Francis Scott Fitzgerald’s letter to his editor, Max Perkins when he set out to write The Great Gatsby. Fitzgerald was ambivalent about the title, making it hard for him to choose. He entertained many choices e.g. Trimalchio in West Egg, before settling on the definitive one. Trimalchio is a character in Satyricon by Gaius Petronius. In the AD Roman work of fiction Trimalchio is a very rich freedman who displays his wealth
Dear Mr. Perkins:
Glad you liked the addenda to the Table of Contents. I feel quite confident the book will go. How do you think The Love Legend will sell? You’ll be glad to know that nothing has come of the movie idea & I’m rather glad myself. At present working on my play — the same one. Trying to arrange for an Oct. production in New York. Bunny Wilson (Edmund Wilson Jr.) says that it’s without doubt the best American comedy to date (that’s just between you and me.)

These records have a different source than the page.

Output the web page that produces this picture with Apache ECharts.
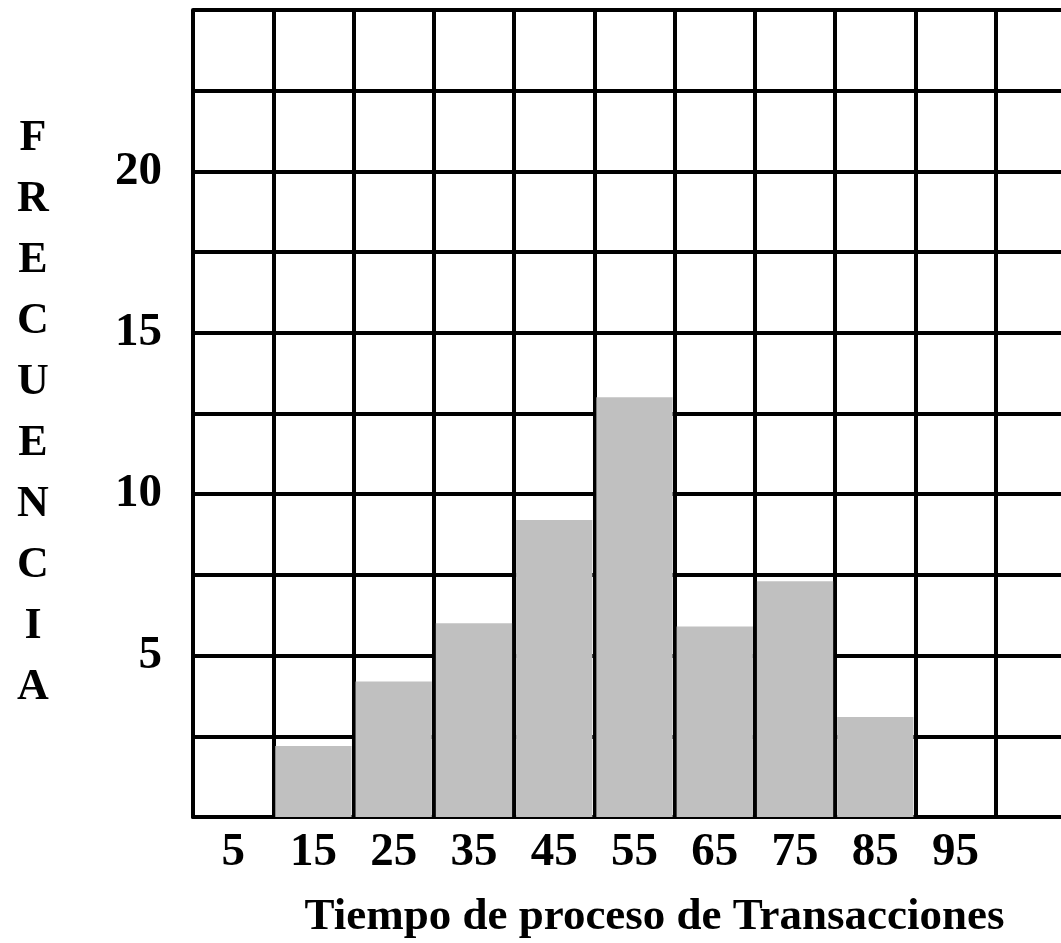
<!DOCTYPE html>
<html>
<head>
<meta charset="utf-8">
<script src="https://cdn.jsdelivr.net/npm/echarts@6/dist/echarts.min.js"></script>
<style>html,body{margin:0;padding:0;background:#fff;}#c{width:1061px;height:943px;}</style>
</head>
<body>
<div id="c"></div>
<script>
var categories = ['5', '15', '25', '35', '45', '55', '65', '75', '85', '95', ''];
var frequencies = [0, 2.2, 4.2, 6.0, 9.2, 13.0, 5.9, 7.3, 3.1, 0, 0];
var yTickLabels = [5, 10, 15, 20];
var yAxisTitle = 'FRECUENCIA';
var xAxisTitle = 'Tiempo de proceso de Transacciones';

var FONT = '"Liberation Serif", "DejaVu Serif", serif';
var chart = echarts.init(document.getElementById('c'));
chart.setOption({
  animation: false,
  backgroundColor: '#ffffff',
  grid: { left: 193, width: 883, top: 10, bottom: 126, containLabel: false, outerBoundsMode: 'none' },
  xAxis: {
    type: 'category',
    data: categories,
    boundaryGap: true,
    axisLine: { show: true, lineStyle: { color: '#000', width: 4 } },
    axisTick: { show: false },
    splitLine: { show: true, interval: 0, lineStyle: { color: '#000', width: 4 } },
    axisLabel: { interval: 0, color: '#000', fontFamily: FONT, fontWeight: 'bold', fontSize: 47, margin: 12 },
    name: xAxisTitle,
    nameLocation: 'middle',
    nameGap: 100,
    nameTextStyle: { color: '#000', fontFamily: FONT, fontWeight: 'bold', fontSize: 45, verticalAlign: 'middle', padding: [0, 0, 0, 40] }
  },
  yAxis: {
    type: 'value',
    min: 0,
    max: 25,
    interval: 2.5,
    axisLine: { show: true, lineStyle: { color: '#000', width: 4 } },
    axisTick: { show: false },
    splitLine: { show: true, lineStyle: { color: '#000', width: 4 } },
    axisLabel: {
      color: '#000', fontFamily: FONT, fontWeight: 'bold', fontSize: 47, margin: 31,
      formatter: function (v) { return yTickLabels.indexOf(v) >= 0 ? String(v) : ''; }
    },
    name: yAxisTitle.split('').join('\n'),
    nameLocation: 'middle',
    nameRotate: 0,
    nameGap: 160,
    nameTextStyle: { color: '#000', fontFamily: FONT, fontWeight: 'bold', fontSize: 44, lineHeight: 61, align: 'center', verticalAlign: 'middle' }
  },
  series: [{
    type: 'bar',
    data: frequencies,
    barCategoryGap: '5%',
    itemStyle: { color: '#c0c0c0' },
    silent: true
  }]
});
</script>
</body>
</html>
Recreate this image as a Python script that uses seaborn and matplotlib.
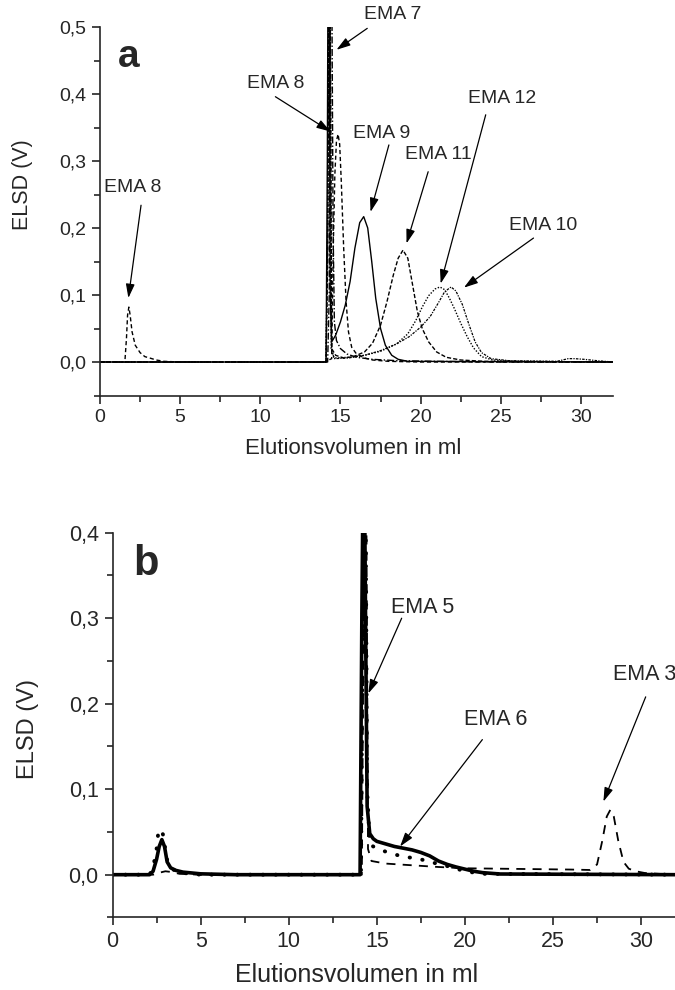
import matplotlib
matplotlib.use("Agg")
import matplotlib.pyplot as plt
import seaborn as sns
import pandas as pd
from matplotlib.ticker import MultipleLocator, FuncFormatter

# ---------------- data: panel a ----------------
ema8_x = [0, 1.55, 1.65, 1.72, 1.8, 1.88, 2.0, 2.2, 2.5, 2.8, 3.1, 3.5, 4.0, 5.0, 14.0, 14.45, 14.55, 14.65,
          14.75, 14.85, 14.95, 15.05, 15.2, 15.35, 15.5, 15.7, 16.0, 16.5, 17.0, 18.0, 20.0, 25.0, 32.0]
ema8_y = [0, 0, 0.035, 0.07, 0.082, 0.07, 0.045, 0.025, 0.014, 0.008, 0.006, 0.003, 0.001, 0, 0, 0.005, 0.17, 0.28,
          0.33, 0.34, 0.325, 0.27, 0.17, 0.09, 0.045, 0.022, 0.012, 0.006, 0.003, 0.001, 0, 0, 0]

ema9_x = [0, 14.1, 14.18, 14.22, 14.3, 14.36, 14.45, 14.7, 15.0, 15.3, 15.6, 15.9, 16.2, 16.45, 16.7, 16.95,
          17.2, 17.5, 17.8, 18.2, 18.6, 19.2, 32]
ema9_y = [0, 0, 0.3, 0.56, 0.56, 0.1, 0.03, 0.04, 0.06, 0.085, 0.12, 0.17, 0.208, 0.217, 0.2, 0.15,
          0.095, 0.05, 0.025, 0.01, 0.004, 0.001, 0]

ema11_x = [0, 14.1, 14.2, 14.28, 14.36, 14.45, 14.7, 15.2, 15.8, 16.5, 17.0, 17.5, 17.9, 18.3, 18.6, 18.9,
           19.2, 19.5, 19.8, 20.1, 20.5, 21.0, 21.6, 22.5, 24, 32]
ema11_y = [0, 0, 0.15, 0.56, 0.56, 0.02, 0.01, 0.006, 0.008, 0.015, 0.028, 0.055, 0.09, 0.13, 0.155, 0.167,
           0.155, 0.115, 0.075, 0.05, 0.03, 0.015, 0.007, 0.003, 0.001, 0]

ema12_x = [0, 14.1, 14.2, 14.26, 14.34, 14.42, 14.6, 15.5, 16.5, 17.5, 18.5, 19.2, 19.7, 20.1, 20.5, 20.9,
           21.2, 21.5, 21.8, 22.1, 22.5, 22.9, 23.3, 23.8, 24.5, 26, 32]
ema12_y = [0, 0, 0.2, 0.56, 0.56, 0.02, 0.006, 0.007, 0.01, 0.016, 0.027, 0.042, 0.062, 0.082, 0.099, 0.109,
           0.112, 0.108, 0.095, 0.08, 0.058, 0.038, 0.021, 0.008, 0.003, 0.001, 0]

ema10_x = [0, 14.1, 14.2, 14.28, 14.36, 14.44, 14.6, 15.5, 16.5, 17.5, 18.5, 19.3, 20.0, 20.6, 21.1, 21.5,
           21.9, 22.2, 22.6, 23.0, 23.4, 23.8, 24.4, 25.5, 28.5, 29.2, 29.6, 30.2, 31, 32]
ema10_y = [0, 0, 0.2, 0.56, 0.56, 0.02, 0.005, 0.006, 0.01, 0.017, 0.027, 0.038, 0.052, 0.068, 0.088, 0.105,
           0.112, 0.106, 0.086, 0.057, 0.03, 0.014, 0.005, 0.002, 0.001, 0.005, 0.005, 0.004, 0.002, 0]

ema7_x = [0, 14.2, 14.3, 14.36, 14.46, 14.54, 14.62, 14.75, 15.0, 15.4, 16.0, 17.0, 18.5, 21, 25, 32]
ema7_y = [0, 0, 0.1, 0.56, 0.56, 0.2, 0.06, 0.032, 0.02, 0.012, 0.007, 0.004, 0.002, 0.001, 0, 0]

# ---------------- data: panel b ----------------
ema5_x = [0, 2.1, 2.3, 2.5, 2.65, 2.8, 2.95, 3.1, 3.3, 3.6, 4.0, 5.0, 7.0, 14.05, 14.15, 14.22, 14.3, 14.38,
          14.45, 14.6, 14.8, 15.0, 15.5, 16.0, 16.5, 17.0, 17.5, 18.0, 18.5, 19.0, 19.5, 20.0, 20.5, 21.0, 22.0, 32]
ema5_y = [0, 0, 0.004, 0.018, 0.033, 0.041, 0.033, 0.015, 0.008, 0.005, 0.003, 0.001, 0, 0, 0.3, 0.46, 0.46, 0.25,
          0.08, 0.048, 0.042, 0.039, 0.036, 0.033, 0.031, 0.029, 0.026, 0.022, 0.016, 0.012, 0.009, 0.0065, 0.004,
          0.0024, 0.0008, 0]

ema6_x = [0, 2.1, 2.3, 2.5, 2.6, 2.75, 2.9, 3.05, 3.3, 3.6, 4.0, 5.0, 14.1, 14.2, 14.28, 14.36, 14.45, 14.6,
          15.2, 15.8, 16.5, 17.3, 18.4, 19.2, 20.0, 21.0, 32]
ema6_y = [0, 0, 0.008, 0.03, 0.05, 0.053, 0.045, 0.02, 0.008, 0.004, 0.002, 0, 0, 0.3, 0.46, 0.46, 0.1, 0.035,
          0.029, 0.025, 0.021, 0.019, 0.013, 0.009, 0.004, 0.001, 0]

ema3_x = [0, 2.3, 2.6, 3.0, 3.4, 3.8, 5, 14.15, 14.25, 14.32, 14.4, 14.5, 14.7, 15.5, 17, 18.5, 20, 22, 24, 26,
          27.1, 27.5, 27.8, 28.05, 28.25, 28.45, 28.7, 29.0, 29.3, 29.7, 30.2, 31, 32]
ema3_y = [0, 0, 0.002, 0.004, 0.003, 0.001, 0, 0, 0.3, 0.46, 0.46, 0.03, 0.016, 0.013, 0.011, 0.009, 0.0075,
          0.007, 0.0065, 0.006, 0.0055, 0.012, 0.04, 0.068, 0.0758, 0.068, 0.04, 0.015, 0.007, 0.004, 0.002,
          0.001, 0]

xlabel = "Elutionsvolumen in ml"
ylabel = "ELSD (V)"

# annotations: (label, text_xy, arrow_tail, arrow_head, ha)
ann_a = [
    ("EMA 8", (2.06, 0.26), (2.56, 0.234), (1.77, 0.0955), "center"),
    ("EMA 7", (18.28, 0.518), (16.67, 0.498), (14.75, 0.466), "center"),
    ("EMA 8", (10.99, 0.416), (10.94, 0.396), (14.38, 0.344), "center"),
    ("EMA 9", (17.55, 0.341), (18.02, 0.324), (16.875, 0.224), "center"),
    ("EMA 11", (21.1, 0.309), (20.47, 0.284), (19.12, 0.177), "center"),
    ("EMA 12", (25.1, 0.393), (24.06, 0.369), (21.25, 0.117), "center"),
    ("EMA 10", (27.66, 0.204), (27.04, 0.185), (22.7, 0.111), "center"),
]
ann_b = [
    ("EMA 5", (17.59, 0.313), (16.41, 0.300), (14.52, 0.212), "center"),
    ("EMA 6", (21.75, 0.182), (20.99, 0.158), (16.32, 0.033), "center"),
    ("EMA 3", (28.4, 0.234), (30.26, 0.208), (27.86, 0.0855), "left"),
]

# ---------------- style ----------------
sns.set_style("ticks")
plt.rcParams["font.family"] = ["Liberation Sans", "DejaVu Sans"]
plt.rcParams["axes.linewidth"] = 1.2

fig = plt.figure(figsize=(6.75, 9.9), dpi=100)
ax1 = fig.add_axes([0.14815, 0.6005, 0.760, 0.3722])
ax2 = fig.add_axes([0.1667, 0.0733, 0.8353, 0.3886])

comma = FuncFormatter(lambda v, p: f"{v:.1f}".replace(".", ","))
intfmt = FuncFormatter(lambda v, p: f"{v:.0f}")


def draw(ax, x, y, **kw):
    df = pd.DataFrame({"x": x, "y": y})
    sns.lineplot(data=df, x="x", y="y", ax=ax, estimator=None, sort=False, color="black", **kw)


# panel a curves
draw(ax1, ema9_x, ema9_y, lw=1.0)
draw(ax1, ema8_x, ema8_y, lw=1.0, linestyle=(0, (3, 2)))
draw(ax1, ema11_x, ema11_y, lw=1.0, linestyle=(0, (3, 1.5)))
draw(ax1, ema12_x, ema12_y, lw=1.0, linestyle=(0, (1, 1.2)))
draw(ax1, ema10_x, ema10_y, lw=0.9, linestyle=(0, (2, 1, 1, 1)))
draw(ax1, ema7_x, ema7_y, lw=1.0, linestyle=(0, (5, 1.5, 1, 1.5)))

# panel b curves
draw(ax2, ema3_x, ema3_y, lw=1.3, linestyle=(0, (5, 4)))
l6 = draw(ax2, ema6_x, ema6_y, lw=2.8, linestyle=(0, (0.1, 3.2)), dash_capstyle="round")
draw(ax2, ema5_x, ema5_y, lw=2.6)


def style(ax, ymax, tsize, xlsize, ylsize, ylab_pos, xlab_pos):
    ax.set_xlim(0, 32)
    ax.set_ylim(-0.05, ymax)
    ax.xaxis.set_major_locator(MultipleLocator(5))
    ax.xaxis.set_minor_locator(MultipleLocator(2.5))
    ax.yaxis.set_major_locator(MultipleLocator(0.1))
    ax.yaxis.set_minor_locator(MultipleLocator(0.05))
    ax.yaxis.set_major_formatter(comma)
    ax.xaxis.set_major_formatter(intfmt)
    ax.set_yticks([v / 10 for v in range(0, int(round(ymax * 10)) + 1)])
    ax.tick_params(which="major", direction="out", length=6, width=1.2, labelsize=tsize, pad=4)
    ax.tick_params(which="minor", direction="out", length=4, width=1.2)
    for s in ["top", "right"]:
        ax.spines[s].set_visible(False)
    ax.set_xlabel(xlabel, fontsize=xlsize)
    ax.set_ylabel(ylabel, fontsize=ylsize)
    ax.yaxis.set_label_coords(*ylab_pos)
    ax.xaxis.set_label_coords(*xlab_pos)
    ax.xaxis.label.set_va("center")
    ax.yaxis.label.set_va("center")


style(ax1, 0.5, 14, 16, 15.5, (-0.152, 0.571), (0.493, -0.145))
style(ax2, 0.4, 15.5, 18, 17, (-0.150, 0.49), (0.432, -0.150))


def annotate(ax, items, fs):
    for lab, txy, tail, head, ha in items:
        ax.text(txy[0], txy[1], lab, fontsize=fs, ha=ha, va="center", clip_on=False)
        ax.annotate("", xy=head, xytext=tail,
                    arrowprops=dict(arrowstyle="-|>,head_length=0.7,head_width=0.22", color="black",
                                    lw=0.9, shrinkA=0, shrinkB=0, mutation_scale=12),
                    annotation_clip=False)


annotate(ax1, ann_a, 14)
annotate(ax2, ann_b, 15.5)

ax1.text(1.1, 0.44, "a", fontsize=28, fontweight="bold", ha="left", va="baseline")
ax2.text(1.15, 0.350, "b", fontsize=30, fontweight="bold", ha="left", va="baseline")

fig.savefig("out.png", dpi=100)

Did you see that in that Literary Digest contest I stood 6th among the novelists? Not that it matters. I suspect you of having been one of the voters.
Will you see that the semi-yearly account is mailed to me by the 1st of the month — or before if it is ready? I want to see where I stand. I want to write something new — something extraordinary and beautiful and simple & intricately patterned.
(Signed, ‘F Scott Fitzgerald’)
Handwritten manuscript of Chapter 1
“Gatsby believed in the green light, the orgasmic future that year by year recedes before us. It eluded us then, but that’s no matter–tomorrow we will run faster, stretch out our arms farther…and one fine morning–so we beat on, boats against the current, borne back ceaselessly into the past”?